Why Stable Audio is different?
Just like some other audio generation models, Stable Audio is a diffusion model.
But unlike other diffusion AI models for music, Stable Audio was trained on 800,000 audio files containing music, sound effects, and single-instrument stems with additional metadata and timing conditioning.
AudioSparx Global, a music and sound effects library, provided up to over 19,500 hours of audio for training with corresponding text metadata.
As a result, this allows for more granular control over genres, content, and length of the generated samples.
Is Stable Audio Open Source?
No, not at the moment.

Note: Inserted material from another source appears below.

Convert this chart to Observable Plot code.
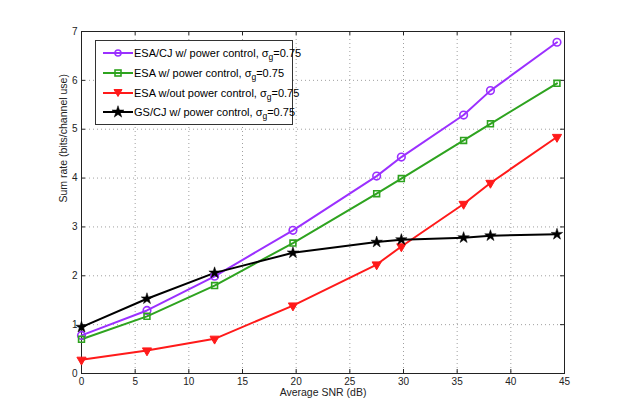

As of September 2023, Stability AI has not yet released the model or the code to train a model similar to Stable Audio.
However, Harmonai, a research lab under Stability AI, promised to release an open-source model based on Stable Audio architecture and different training data, as well as the training code that will allow you to generate your own music generation models.
What Kind of Music Can You Create with Stable Audio
With Stable Audio you can generate stereo audio at a 44.1kHz sample rate for all sorts of music genres and sound effects.
The maximum length for free users is 45 seconds, and 90 seconds for Pro users.
Music is generated by simple text prompt input where you specify the “tags” of a music sample like instruments that you want to hear, the mood, sound effects, and the tempo in BPM.
For example, a great prompt could look like this:
Trance, Ibiza, Beach, Sun, 4 AM, Progressive, Synthesizer, 909, Dramatic Chords, Choir, Euphoric, Nostalgic, Dynamic, Flowing
And it would sound like this:
Although Stable Audio is kind of the first of its kind diffusion model, text to music AI generators aren’t a new thing.
A month prior to the release of Stable Audio, Meta has released its AudioCraft – a generative AI framework that consists of three music generation models.
And several months before that Google has released MusicLM to its beta testers in the AI Test Kitchen.